When pressed on whether there had been contact regarding a possible merger from Dairygold or any other neighbouring processor, he would only say: “I won’t confirm or deny an approach – if we do anything it will be done confidentially. It has to be.”

He confirmed that a sub-committee of three from the board of 22 is charged with examining various proposals that arise from time to time. A consultant is looking at the co-op’s five-year strategy, but he denied that this involved a valuation exercise. He issued a “come talk to us” message to his neighbouring processors to look at collaborations that could deliver synergies. There had been some discussions with Aurivo in 2013, he said, but these “were not merger talks”.

Main message

Ryan’s main message was that Arrabawn co-op is now in “a better place” and capable of staying there. They were ranked third in the Irish Farmers Journal June milk league – a far better placing than they generally achieve. “We will pay a competitive milk price for the rest of the year,” he stated.

He acknowledged that Arrabawn has been in the “bottom quartile” on milk price for “too long”.
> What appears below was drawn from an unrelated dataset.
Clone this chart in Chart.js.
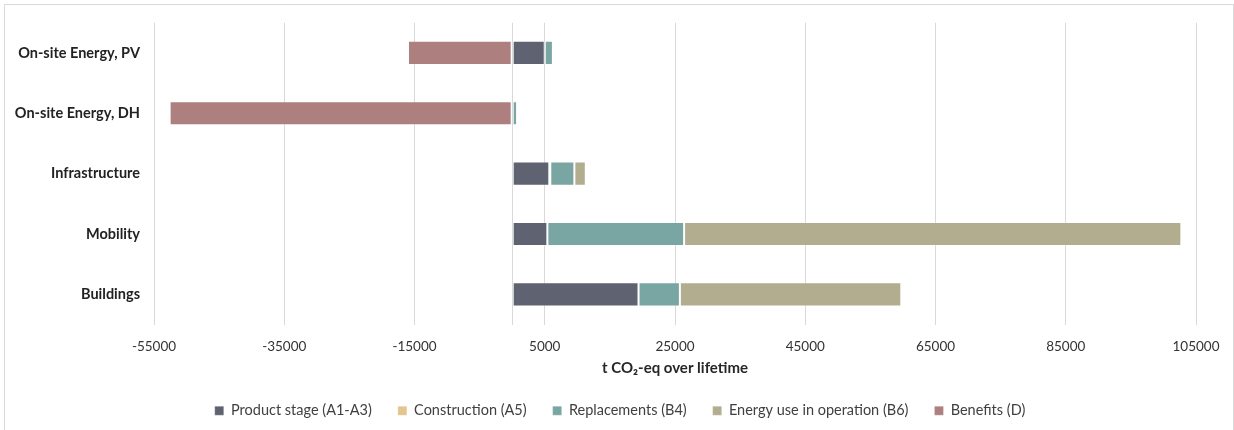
<!DOCTYPE html>
<html>
<head>
<meta charset="utf-8">
<script src="https://cdn.jsdelivr.net/npm/chart.js@4.4.1/dist/chart.umd.min.js"></script>
<style>
  html, body { margin: 0; padding: 0; background: #ffffff; }
  #wrap { width: 1234px; height: 430px; position: relative; }
</style>
</head>
<body>
<div id="wrap"><canvas id="chart" width="1234" height="430"></canvas></div>
<script>
// Life-cycle emissions per area, t CO2-eq over lifetime
const categories = ['On-site Energy, PV', 'On-site Energy, DH', 'Infrastructure', 'Mobility', 'Buildings'];

const productStage = [5000, 0, 5700, 5400, 19400];      // A1-A3
const construction = [0, 0, 150, 0, 0];                 // A5
const replacements = [1250, 750, 3700, 21000, 6350];    // B4
const energyUse    = [0, 0, 1750, 76350, 34000];        // B6
const benefits     = [-16000, -52600, 0, 0, 0];         // D

const tickValues = [-55000, -35000, -15000, 5000, 25000, 45000, 65000, 85000, 105000];
const tickLabels = ['-55000', '-35000', '-15000', '5000', '25000', '45000', '65000', '85000', '105000'];

const FONT = 'Lato, "Open Sans", sans-serif';

// light frame around the whole chart
const framePlugin = {
  id: 'frame',
  beforeDraw(chart) {
    const ctx = chart.ctx;
    ctx.save();
    ctx.fillStyle = '#ffffff';
    ctx.fillRect(0, 0, chart.width, chart.height);
    ctx.strokeStyle = '#d9d9d9';
    ctx.lineWidth = 1;
    ctx.strokeRect(4.5, 4.5, 1229, 440);
    ctx.restore();
  }
};

// centre the legend on the full frame rather than on the padded layout box
const legendShift = {
  id: 'legendShift',
  afterLayout(chart) {
    const lg = chart.legend;
    if (lg) { lg.left += 22; lg.right += 22; }
  }
};

function ds(label, data, color) {
  return {
    label, data,
    backgroundColor: color,
    borderColor: 'rgba(255,255,255,0.25)',
    borderWidth: 1,
    borderSkipped: false,
    categoryPercentage: 1.0,
    barPercentage: 0.4
  };
}

new Chart(document.getElementById('chart'), {
  type: 'bar',
  data: {
    labels: categories,
    datasets: [
      ds('Product stage (A1-A3)', productStage, '#5f6271'),
      ds('Construction (A5)', construction, '#e2c58f'),
      ds('Replacements (B4)', replacements, '#79a6a2'),
      ds('Energy use in operation (B6)', energyUse, '#b1ad8e'),
      ds('Benefits (D)', benefits, '#ad7f7f')
    ]
  },
  options: {
    indexAxis: 'y',
    responsive: false,
    animation: false,
    layout: { padding: { top: 19, right: 38, bottom: 2, left: 0 } },
    scales: {
      x: {
        stacked: true,
        min: -55000,
        max: 105000,
        afterBuildTicks(scale) {
          scale.ticks = tickValues.concat([0]).sort((a, b) => a - b).map(v => ({ value: v }));
        },
        grid: { color: '#d9d9d9', lineWidth: 1, drawTicks: false },
        border: { display: false },
        ticks: {
          autoSkip: false,
          maxRotation: 0,
          padding: 14,
          color: '#333333',
          font: { family: FONT, size: 13.5 },
          callback(value) {
            const i = tickValues.indexOf(value);
            return i >= 0 ? tickLabels[i] : '';
          }
        },
        title: {
          display: true,
          text: 't CO\u2082-eq over lifetime',
          color: '#262626',
          font: { family: FONT, size: 15, weight: 'bold' },
          padding: { top: 4, bottom: 0 }
        },
        afterFit(scale) { scale.height = 53; }
      },
      y: {
        stacked: true,
        grid: { display: false, drawTicks: false },
        border: { display: false },
        ticks: {
          padding: 14,
          color: '#222222',
          font: { family: FONT, size: 14.5, weight: 'bold' }
        },
        afterFit(scale) { scale.width = 154; }
      }
    },
    plugins: {
      legend: {
        position: 'bottom',
        labels: {
          boxWidth: 9,
          boxHeight: 9,
          padding: 26,
          color: '#404040',
          font: { family: FONT, size: 14.5 }
        }
      },
      tooltip: { enabled: false }
    }
  },
  plugins: [framePlugin, legendShift]
});
</script>
</body>
</html>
He said this higher milk price is not eating into reserves. “We’re paying the milk price because our business is performing better. Our profit and turnover for the first six months are ahead of last year.”

Conor Ryan said he “fully appreciated” supplier frustration with the co-op’s milk price, but his main message was that major investment in the plant and product mix over the past three years was now paying dividends.

“We were energy inefficient and had too much milk going into basic skim milk powder,” he said. The co-op has invested in the plant and has been building a customer base in milk proteins.

At this stage, there is “greater flexibility” and a “better balance” to the co-op’s product mix, with “far less dependence” on basic powders.

The co-op will also be boosted in 2015 by the arrival of natural gas. Nenagh is the only major dairy plant still running on oil – gas should cut milk processing costs by 1c/litre.

Suppliers

Industry sources maintain that between 30 and 50 of Arrabawn’s 950 suppliers have contacted neighbouring processors to discuss possible transfers from 1 April.

Ryan said he did not know how many farmers were in that position, but repeated that no one has given three months’ notice as yet. “There is no co-op in the country that does not have some suppliers looking at their options,” he said.

“If we lost 40 suppliers, we still have a significant milk pool. Of course we don’t want to lose any supplier – we want to pay a better milk price than we have in the past.”

Ryan disagreed with the suggestion in last week’s Irish Farmers Journal that the requirement to “share-up” was a major source of discontent among suppliers. “There has been no complaint about it in the past year. One supplier raised it in the context of major expansion and we said that it is not written in stone – it could be changed by a board decision.”